WHAT IS BEING ASKED: Repeat the material verbatim. Images are excluded from the copy.

DATASET CONTENT:
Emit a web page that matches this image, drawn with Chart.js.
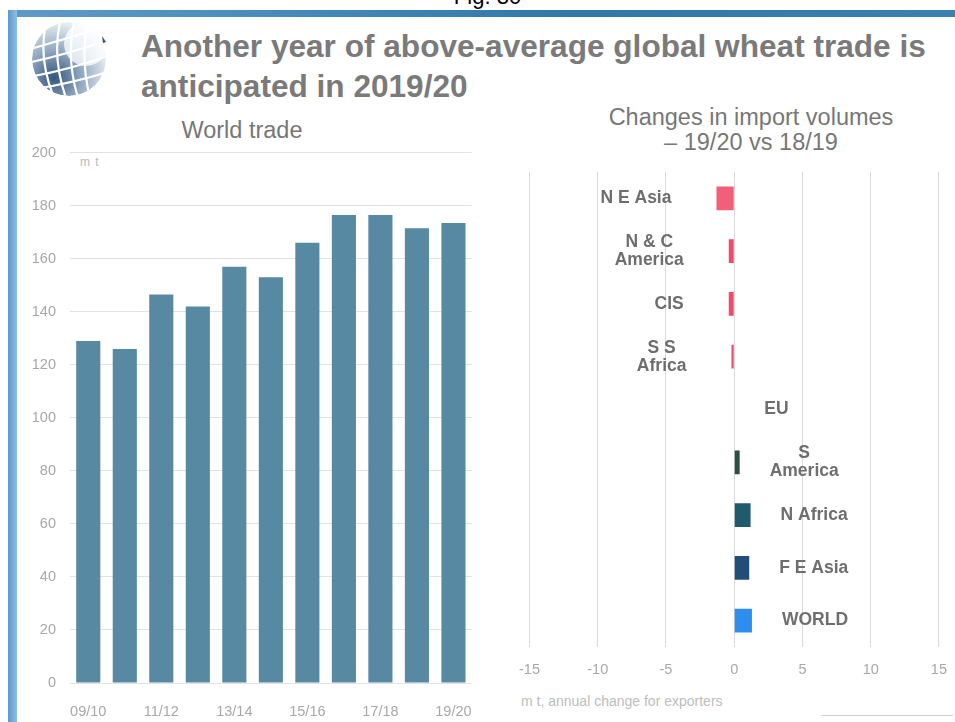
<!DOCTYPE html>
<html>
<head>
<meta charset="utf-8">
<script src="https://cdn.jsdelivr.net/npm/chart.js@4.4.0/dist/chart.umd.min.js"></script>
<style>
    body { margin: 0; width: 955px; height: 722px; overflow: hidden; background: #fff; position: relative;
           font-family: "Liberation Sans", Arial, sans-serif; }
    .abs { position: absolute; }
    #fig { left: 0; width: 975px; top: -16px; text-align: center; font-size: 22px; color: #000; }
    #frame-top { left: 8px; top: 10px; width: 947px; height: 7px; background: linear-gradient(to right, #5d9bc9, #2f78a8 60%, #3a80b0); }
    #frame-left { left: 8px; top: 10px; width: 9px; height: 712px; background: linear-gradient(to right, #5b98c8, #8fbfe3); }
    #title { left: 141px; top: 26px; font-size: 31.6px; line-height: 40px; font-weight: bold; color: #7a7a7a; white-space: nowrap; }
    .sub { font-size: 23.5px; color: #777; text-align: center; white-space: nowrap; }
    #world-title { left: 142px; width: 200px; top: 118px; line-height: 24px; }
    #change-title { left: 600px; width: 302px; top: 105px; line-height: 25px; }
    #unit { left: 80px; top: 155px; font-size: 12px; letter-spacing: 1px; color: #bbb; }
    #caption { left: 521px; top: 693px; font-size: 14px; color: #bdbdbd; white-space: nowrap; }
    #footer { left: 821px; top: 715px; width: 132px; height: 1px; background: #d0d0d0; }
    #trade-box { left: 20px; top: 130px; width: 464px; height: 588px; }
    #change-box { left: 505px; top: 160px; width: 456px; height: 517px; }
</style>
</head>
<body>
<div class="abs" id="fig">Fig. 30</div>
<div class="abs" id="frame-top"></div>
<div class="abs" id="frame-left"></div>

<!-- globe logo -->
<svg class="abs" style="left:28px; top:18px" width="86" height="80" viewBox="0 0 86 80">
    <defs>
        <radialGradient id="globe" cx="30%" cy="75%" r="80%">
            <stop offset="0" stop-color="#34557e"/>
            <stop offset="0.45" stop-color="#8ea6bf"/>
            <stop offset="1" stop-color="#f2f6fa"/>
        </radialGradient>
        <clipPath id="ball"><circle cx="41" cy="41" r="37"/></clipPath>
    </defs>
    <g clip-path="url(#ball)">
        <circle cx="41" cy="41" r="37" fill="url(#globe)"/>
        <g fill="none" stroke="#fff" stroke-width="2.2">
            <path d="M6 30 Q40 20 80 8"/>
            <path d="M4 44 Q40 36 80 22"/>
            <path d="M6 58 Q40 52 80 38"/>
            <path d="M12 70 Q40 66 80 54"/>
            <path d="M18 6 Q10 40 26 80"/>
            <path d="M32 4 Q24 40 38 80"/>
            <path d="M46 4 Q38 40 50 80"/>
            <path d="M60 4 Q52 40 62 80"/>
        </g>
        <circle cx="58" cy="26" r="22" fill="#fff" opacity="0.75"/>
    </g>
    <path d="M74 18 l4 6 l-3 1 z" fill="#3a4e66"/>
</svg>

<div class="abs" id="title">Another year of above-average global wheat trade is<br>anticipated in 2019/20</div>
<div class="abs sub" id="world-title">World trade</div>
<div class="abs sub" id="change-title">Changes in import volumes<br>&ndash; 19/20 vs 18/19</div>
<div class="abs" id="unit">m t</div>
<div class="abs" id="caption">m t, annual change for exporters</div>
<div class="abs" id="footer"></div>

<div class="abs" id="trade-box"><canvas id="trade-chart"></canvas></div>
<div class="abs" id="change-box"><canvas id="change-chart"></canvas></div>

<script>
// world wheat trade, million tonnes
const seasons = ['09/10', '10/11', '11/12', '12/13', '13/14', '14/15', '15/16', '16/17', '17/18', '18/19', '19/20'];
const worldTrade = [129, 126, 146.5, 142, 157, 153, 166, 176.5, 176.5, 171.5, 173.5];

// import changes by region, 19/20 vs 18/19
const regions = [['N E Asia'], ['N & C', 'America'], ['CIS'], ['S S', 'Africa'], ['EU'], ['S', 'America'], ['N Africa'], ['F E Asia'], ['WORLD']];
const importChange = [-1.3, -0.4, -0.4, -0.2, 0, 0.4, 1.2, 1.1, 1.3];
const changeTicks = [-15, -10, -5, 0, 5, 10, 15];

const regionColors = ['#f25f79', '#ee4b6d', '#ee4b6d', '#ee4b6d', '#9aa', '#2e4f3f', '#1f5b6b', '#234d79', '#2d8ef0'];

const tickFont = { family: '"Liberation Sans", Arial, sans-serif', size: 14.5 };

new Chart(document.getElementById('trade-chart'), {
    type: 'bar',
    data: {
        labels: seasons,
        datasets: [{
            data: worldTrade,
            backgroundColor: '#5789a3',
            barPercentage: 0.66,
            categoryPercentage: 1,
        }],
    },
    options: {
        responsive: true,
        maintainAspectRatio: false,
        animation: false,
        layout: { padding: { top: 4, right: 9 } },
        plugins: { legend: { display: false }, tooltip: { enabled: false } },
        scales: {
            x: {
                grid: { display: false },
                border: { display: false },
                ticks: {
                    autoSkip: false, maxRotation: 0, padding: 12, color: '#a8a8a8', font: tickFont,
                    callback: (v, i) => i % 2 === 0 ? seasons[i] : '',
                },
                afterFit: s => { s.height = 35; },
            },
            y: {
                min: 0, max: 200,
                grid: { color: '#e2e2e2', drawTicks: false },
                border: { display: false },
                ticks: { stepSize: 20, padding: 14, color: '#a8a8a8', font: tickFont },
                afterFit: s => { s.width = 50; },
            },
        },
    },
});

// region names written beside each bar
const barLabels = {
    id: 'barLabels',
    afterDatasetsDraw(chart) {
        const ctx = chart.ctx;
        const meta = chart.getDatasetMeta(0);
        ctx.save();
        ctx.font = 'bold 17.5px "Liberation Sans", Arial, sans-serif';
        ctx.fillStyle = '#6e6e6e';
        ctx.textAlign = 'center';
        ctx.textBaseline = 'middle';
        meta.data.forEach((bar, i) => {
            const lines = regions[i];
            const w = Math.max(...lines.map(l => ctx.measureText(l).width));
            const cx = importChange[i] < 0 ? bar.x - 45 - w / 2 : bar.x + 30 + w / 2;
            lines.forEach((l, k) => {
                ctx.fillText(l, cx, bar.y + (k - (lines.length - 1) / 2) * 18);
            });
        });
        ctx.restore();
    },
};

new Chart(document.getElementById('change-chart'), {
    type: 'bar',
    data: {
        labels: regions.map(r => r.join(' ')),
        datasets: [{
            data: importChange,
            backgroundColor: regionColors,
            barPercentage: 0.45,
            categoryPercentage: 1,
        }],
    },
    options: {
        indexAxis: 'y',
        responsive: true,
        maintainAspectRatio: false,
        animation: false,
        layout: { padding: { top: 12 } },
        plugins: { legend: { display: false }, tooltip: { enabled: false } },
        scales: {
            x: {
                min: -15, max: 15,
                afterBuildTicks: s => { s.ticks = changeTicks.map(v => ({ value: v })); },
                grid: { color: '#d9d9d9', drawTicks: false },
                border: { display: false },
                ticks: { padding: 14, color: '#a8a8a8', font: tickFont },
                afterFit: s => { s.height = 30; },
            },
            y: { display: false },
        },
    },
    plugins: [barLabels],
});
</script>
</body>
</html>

FINAL ANSWER:
Emit a web page that matches this image, drawn with Chart.js.
<!DOCTYPE html>
<html>
<head>
<meta charset="utf-8">
<script src="https://cdn.jsdelivr.net/npm/chart.js@4.4.0/dist/chart.umd.min.js"></script>
<style>
    body { margin: 0; width: 955px; height: 722px; overflow: hidden; background: #fff; position: relative;
           font-family: "Liberation Sans", Arial, sans-serif; }
    .abs { position: absolute; }
    #fig { left: 0; width: 975px; top: -16px; text-align: center; font-size: 22px; color: #000; }
    #frame-top { left: 8px; top: 10px; width: 947px; height: 7px; background: linear-gradient(to right, #5d9bc9, #2f78a8 60%, #3a80b0); }
    #frame-left { left: 8px; top: 10px; width: 9px; height: 712px; background: linear-gradient(to right, #5b98c8, #8fbfe3); }
    #title { left: 141px; top: 26px; font-size: 31.6px; line-height: 40px; font-weight: bold; color: #7a7a7a; white-space: nowrap; }
    .sub { font-size: 23.5px; color: #777; text-align: center; white-space: nowrap; }
    #world-title { left: 142px; width: 200px; top: 118px; line-height: 24px; }
    #change-title { left: 600px; width: 302px; top: 105px; line-height: 25px; }
    #unit { left: 80px; top: 155px; font-size: 12px; letter-spacing: 1px; color: #bbb; }
    #caption { left: 521px; top: 693px; font-size: 14px; color: #bdbdbd; white-space: nowrap; }
    #footer { left: 821px; top: 715px; width: 132px; height: 1px; background: #d0d0d0; }
    #trade-box { left: 20px; top: 130px; width: 464px; height: 588px; }
    #change-box { left: 505px; top: 160px; width: 456px; height: 517px; }
</style>
</head>
<body>
<div class="abs" id="fig">Fig. 30</div>
<div class="abs" id="frame-top"></div>
<div class="abs" id="frame-left"></div>

<!-- globe logo -->
<svg class="abs" style="left:28px; top:18px" width="86" height="80" viewBox="0 0 86 80">
    <defs>
        <radialGradient id="globe" cx="30%" cy="75%" r="80%">
            <stop offset="0" stop-color="#34557e"/>
            <stop offset="0.45" stop-color="#8ea6bf"/>
            <stop offset="1" stop-color="#f2f6fa"/>
        </radialGradient>
        <clipPath id="ball"><circle cx="41" cy="41" r="37"/></clipPath>
    </defs>
    <g clip-path="url(#ball)">
        <circle cx="41" cy="41" r="37" fill="url(#globe)"/>
        <g fill="none" stroke="#fff" stroke-width="2.2">
            <path d="M6 30 Q40 20 80 8"/>
            <path d="M4 44 Q40 36 80 22"/>
            <path d="M6 58 Q40 52 80 38"/>
            <path d="M12 70 Q40 66 80 54"/>
            <path d="M18 6 Q10 40 26 80"/>
            <path d="M32 4 Q24 40 38 80"/>
            <path d="M46 4 Q38 40 50 80"/>
            <path d="M60 4 Q52 40 62 80"/>
        </g>
        <circle cx="58" cy="26" r="22" fill="#fff" opacity="0.75"/>
    </g>
    <path d="M74 18 l4 6 l-3 1 z" fill="#3a4e66"/>
</svg>

<div class="abs" id="title">Another year of above-average global wheat trade is<br>anticipated in 2019/20</div>
<div class="abs sub" id="world-title">World trade</div>
<div class="abs sub" id="change-title">Changes in import volumes<br>&ndash; 19/20 vs 18/19</div>
<div class="abs" id="unit">m t</div>
<div class="abs" id="caption">m t, annual change for exporters</div>
<div class="abs" id="footer"></div>

<div class="abs" id="trade-box"><canvas id="trade-chart"></canvas></div>
<div class="abs" id="change-box"><canvas id="change-chart"></canvas></div>

<script>
// world wheat trade, million tonnes
const seasons = ['09/10', '10/11', '11/12', '12/13', '13/14', '14/15', '15/16', '16/17', '17/18', '18/19', '19/20'];
const worldTrade = [129, 126, 146.5, 142, 157, 153, 166, 176.5, 176.5, 171.5, 173.5];

// import changes by region, 19/20 vs 18/19
const regions = [['N E Asia'], ['N & C', 'America'], ['CIS'], ['S S', 'Africa'], ['EU'], ['S', 'America'], ['N Africa'], ['F E Asia'], ['WORLD']];
const importChange = [-1.3, -0.4, -0.4, -0.2, 0, 0.4, 1.2, 1.1, 1.3];
const changeTicks = [-15, -10, -5, 0, 5, 10, 15];

const regionColors = ['#f25f79', '#ee4b6d', '#ee4b6d', '#ee4b6d', '#9aa', '#2e4f3f', '#1f5b6b', '#234d79', '#2d8ef0'];

const tickFont = { family: '"Liberation Sans", Arial, sans-serif', size: 14.5 };

new Chart(document.getElementById('trade-chart'), {
    type: 'bar',
    data: {
        labels: seasons,
        datasets: [{
            data: worldTrade,
            backgroundColor: '#5789a3',
            barPercentage: 0.66,
            categoryPercentage: 1,
        }],
    },
    options: {
        responsive: true,
        maintainAspectRatio: false,
        animation: false,
        layout: { padding: { top: 4, right: 9 } },
        plugins: { legend: { display: false }, tooltip: { enabled: false } },
        scales: {
            x: {
                grid: { display: false },
                border: { display: false },
                ticks: {
                    autoSkip: false, maxRotation: 0, padding: 12, color: '#a8a8a8', font: tickFont,
                    callback: (v, i) => i % 2 === 0 ? seasons[i] : '',
                },
                afterFit: s => { s.height = 35; },
            },
            y: {
                min: 0, max: 200,
                grid: { color: '#e2e2e2', drawTicks: false },
                border: { display: false },
                ticks: { stepSize: 20, padding: 14, color: '#a8a8a8', font: tickFont },
                afterFit: s => { s.width = 50; },
            },
        },
    },
});

// region names written beside each bar
const barLabels = {
    id: 'barLabels',
    afterDatasetsDraw(chart) {
        const ctx = chart.ctx;
        const meta = chart.getDatasetMeta(0);
        ctx.save();
        ctx.font = 'bold 17.5px "Liberation Sans", Arial, sans-serif';
        ctx.fillStyle = '#6e6e6e';
        ctx.textAlign = 'center';
        ctx.textBaseline = 'middle';
        meta.data.forEach((bar, i) => {
            const lines = regions[i];
            const w = Math.max(...lines.map(l => ctx.measureText(l).width));
            const cx = importChange[i] < 0 ? bar.x - 45 - w / 2 : bar.x + 30 + w / 2;
            lines.forEach((l, k) => {
                ctx.fillText(l, cx, bar.y + (k - (lines.length - 1) / 2) * 18);
            });
        });
        ctx.restore();
    },
};

new Chart(document.getElementById('change-chart'), {
    type: 'bar',
    data: {
        labels: regions.map(r => r.join(' ')),
        datasets: [{
            data: importChange,
            backgroundColor: regionColors,
            barPercentage: 0.45,
            categoryPercentage: 1,
        }],
    },
    options: {
        indexAxis: 'y',
        responsive: true,
        maintainAspectRatio: false,
        animation: false,
        layout: { padding: { top: 12 } },
        plugins: { legend: { display: false }, tooltip: { enabled: false } },
        scales: {
            x: {
                min: -15, max: 15,
                afterBuildTicks: s => { s.ticks = changeTicks.map(v => ({ value: v })); },
                grid: { color: '#d9d9d9', drawTicks: false },
                border: { display: false },
                ticks: { padding: 14, color: '#a8a8a8', font: tickFont },
                afterFit: s => { s.height = 30; },
            },
            y: { display: false },
        },
    },
    plugins: [barLabels],
});
</script>
</body>
</html>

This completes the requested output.